▸ **Task details**: Go through the data and copy every line exactly, but not the images.

▸ **Data section**:

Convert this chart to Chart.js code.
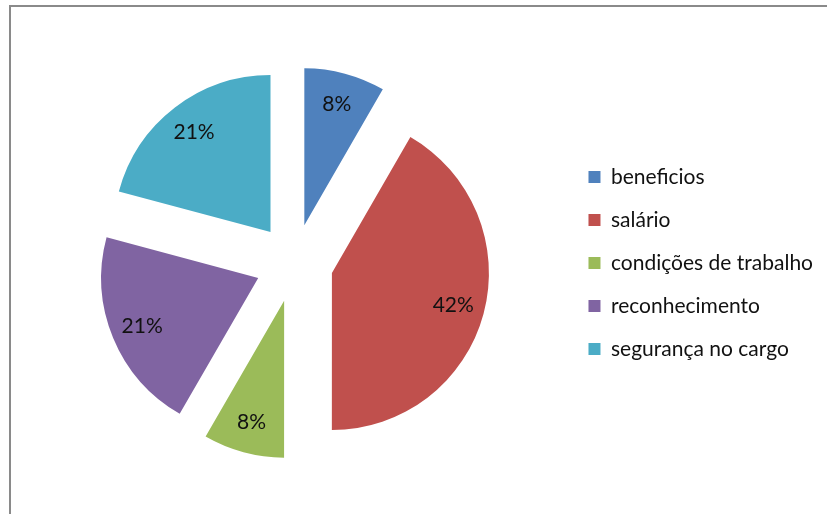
<!DOCTYPE html>
<html>
<head>
<meta charset="utf-8">
<script src="https://cdn.jsdelivr.net/npm/chart.js@4"></script>
<style>
    body
    {
        margin: 0;
        background: #ffffff;
        width: 827px;
        height: 514px;
        overflow: hidden;
        position: relative;
    }
    #rahmen
    {
        position: absolute;
        left: 9px;
        top: 5px;
        width: 840px;
        height: 540px;
        border: 2px solid #8a8a8a;
        box-sizing: border-box;
    }
    #grafik
    {
        position: absolute;
        left: 0;
        top: 0;
    }
</style>
</head>
<body>
<div id="rahmen"></div>
<canvas id="grafik" width="827" height="514"></canvas>

<script>

let kategorien =
[
    "beneficios",
    "salário",
    "condições de trabalho",
    "reconhecimento",
    "segurança no cargo"
];

// Anteile in Prozent
let werte = [8.33, 41.67, 8.33, 20.83, 20.83];

let beschriftungen = ["8%", "42%", "8%", "21%", "21%"];

let farben = ["#4F81BD", "#C0504D", "#9BBB59", "#8064A2", "#4BACC6"];

// wie weit jedes Stück aus der Mitte gezogen wird
const abstand = 39;
const radius = 157;


// zeichnet die Stücke selbst, jeweils entlang der Winkelhalbierenden verschoben
const explodePlugin =
{
    id: "explode",
    beforeDatasetDraw(chart, args)
    {
        const ctx = chart.ctx;

        args.meta.data.forEach(function(arc)
        {
            const mitte = (arc.startAngle + arc.endAngle) / 2;
            ctx.save();
            ctx.translate(Math.cos(mitte) * abstand, Math.sin(mitte) * abstand);
            arc.draw(ctx);
            ctx.restore();
        });

        return false;
    }
};

// Prozentwerte in die Stücke schreiben
const labelPlugin =
{
    id: "prozente",
    afterDatasetsDraw(chart)
    {
        const ctx = chart.ctx;
        const meta = chart.getDatasetMeta(0);

        ctx.save();
        ctx.font = "21px Lato";
        ctx.fillStyle = "#111111";
        ctx.textAlign = "center";
        ctx.textBaseline = "middle";

        meta.data.forEach(function(arc, i)
        {
            const mitte = (arc.startAngle + arc.endAngle) / 2;
            const r = abstand + arc.outerRadius * 0.8;
            ctx.fillText(beschriftungen[i], arc.x + Math.cos(mitte) * r, arc.y + Math.sin(mitte) * r);
        });

        ctx.restore();
    }
};

const config =
{
    type: "pie",
    data:
    {
        labels: kategorien,
        datasets:
        [
            {
                data: werte,
                backgroundColor: farben,
                borderWidth: 0
            }
        ]
    },
    options:
    {
        responsive: false,
        animation: false,
        events: [],
        radius: radius,
        layout:
        {
            padding: { left: 22, top: 12, right: 4, bottom: 0 }
        },
        plugins:
        {
            tooltip: { enabled: false },
            legend:
            {
                position: "right",
                labels:
                {
                    boxWidth: 12,
                    boxHeight: 12,
                    padding: 22,
                    color: "#111111",
                    font: { family: "Lato", size: 21 }
                }
            }
        }
    },
    plugins: [explodePlugin, labelPlugin]
};

new Chart(document.getElementById("grafik"), config);

</script>
</body>
</html>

▸ **Answer to the problem**:
Convert this chart to Chart.js code.
<!DOCTYPE html>
<html>
<head>
<meta charset="utf-8">
<script src="https://cdn.jsdelivr.net/npm/chart.js@4"></script>
<style>
    body
    {
        margin: 0;
        background: #ffffff;
        width: 827px;
        height: 514px;
        overflow: hidden;
        position: relative;
    }
    #rahmen
    {
        position: absolute;
        left: 9px;
        top: 5px;
        width: 840px;
        height: 540px;
        border: 2px solid #8a8a8a;
        box-sizing: border-box;
    }
    #grafik
    {
        position: absolute;
        left: 0;
        top: 0;
    }
</style>
</head>
<body>
<div id="rahmen"></div>
<canvas id="grafik" width="827" height="514"></canvas>

<script>

let kategorien =
[
    "beneficios",
    "salário",
    "condições de trabalho",
    "reconhecimento",
    "segurança no cargo"
];

// Anteile in Prozent
let werte = [8.33, 41.67, 8.33, 20.83, 20.83];

let beschriftungen = ["8%", "42%", "8%", "21%", "21%"];

let farben = ["#4F81BD", "#C0504D", "#9BBB59", "#8064A2", "#4BACC6"];

// wie weit jedes Stück aus der Mitte gezogen wird
const abstand = 39;
const radius = 157;


// zeichnet die Stücke selbst, jeweils entlang der Winkelhalbierenden verschoben
const explodePlugin =
{
    id: "explode",
    beforeDatasetDraw(chart, args)
    {
        const ctx = chart.ctx;

        args.meta.data.forEach(function(arc)
        {
            const mitte = (arc.startAngle + arc.endAngle) / 2;
            ctx.save();
            ctx.translate(Math.cos(mitte) * abstand, Math.sin(mitte) * abstand);
            arc.draw(ctx);
            ctx.restore();
        });

        return false;
    }
};

// Prozentwerte in die Stücke schreiben
const labelPlugin =
{
    id: "prozente",
    afterDatasetsDraw(chart)
    {
        const ctx = chart.ctx;
        const meta = chart.getDatasetMeta(0);

        ctx.save();
        ctx.font = "21px Lato";
        ctx.fillStyle = "#111111";
        ctx.textAlign = "center";
        ctx.textBaseline = "middle";

        meta.data.forEach(function(arc, i)
        {
            const mitte = (arc.startAngle + arc.endAngle) / 2;
            const r = abstand + arc.outerRadius * 0.8;
            ctx.fillText(beschriftungen[i], arc.x + Math.cos(mitte) * r, arc.y + Math.sin(mitte) * r);
        });

        ctx.restore();
    }
};

const config =
{
    type: "pie",
    data:
    {
        labels: kategorien,
        datasets:
        [
            {
                data: werte,
                backgroundColor: farben,
                borderWidth: 0
            }
        ]
    },
    options:
    {
        responsive: false,
        animation: false,
        events: [],
        radius: radius,
        layout:
        {
            padding: { left: 22, top: 12, right: 4, bottom: 0 }
        },
        plugins:
        {
            tooltip: { enabled: false },
            legend:
            {
                position: "right",
                labels:
                {
                    boxWidth: 12,
                    boxHeight: 12,
                    padding: 22,
                    color: "#111111",
                    font: { family: "Lato", size: 21 }
                }
            }
        }
    },
    plugins: [explodePlugin, labelPlugin]
};

new Chart(document.getElementById("grafik"), config);

</script>
</body>
</html>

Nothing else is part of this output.